Implications For A Failure To Disclose – Non-disclosure
The implications or consequences of not declaring vital information largely depend on the type of contract or agreement and who has lapsed in their duty to declare the same (Consumer or Non-Consumer). The implications in both cases are discussed below.
For Consumer
- Insurers might cancel the policy if the information concealed is critical, such as pre-existing health conditions or risky lifestyle or habit.
- Intentional non-disclosure can lead to legal and financial liability and, therefore, affect an individual's prospects of getting insurance.
- It may result in the claim being rejected or denied. As a result, they might not receive financial coverage and assistance when they need it most.
- In a few cases, insurers may disburse only partial payments if they learn of the non-disclosure after a claim is filed.
For Non-Consumer
- Consumers might opt for legal action if they feel like the insurer has not provided them with crucial information about exclusions, terms, or coverage.
- They may be subject to significant fines by regulatory bodies for non-disclosure.
- Disputes arising due to insufficient disclosure can significantly affect customer satisfaction and long-term growth.
- Non-disclosure of relevant and essential information may lead to distrust among consumers, which can result in the company losing market share.
Importance
This article has multiple instances of the vitality of the duty of disclosure insurance. However, the section below concentrates on specific points.

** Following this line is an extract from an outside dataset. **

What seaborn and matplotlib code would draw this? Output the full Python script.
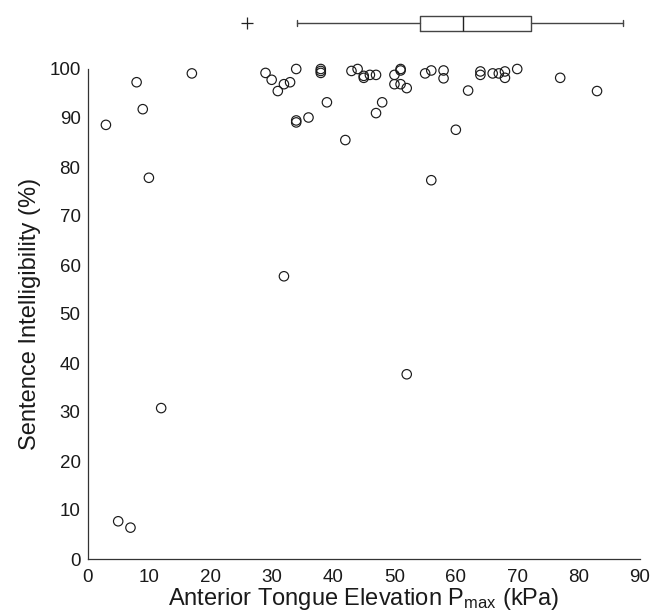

- It ensures that all relevant and necessary information is known to all parties involved. Therefore, there is mutual trust and transparency between consumers and service providers.
- It provides parties with all information that is necessary to make a decision.
- When relevant information is disclosed, the risks of regulatory penalties, contract voidance, and lawsuits are significantly reduced.
- It acts as a safety net for both consumers and businesses. Consumers are safeguarded from exploitation, and businesses can avoid paying for fraudulent claims.
- These disclosures are often required by regulatory authorities. Therefore, complying with these requirements helps them stay aligned with industry standards.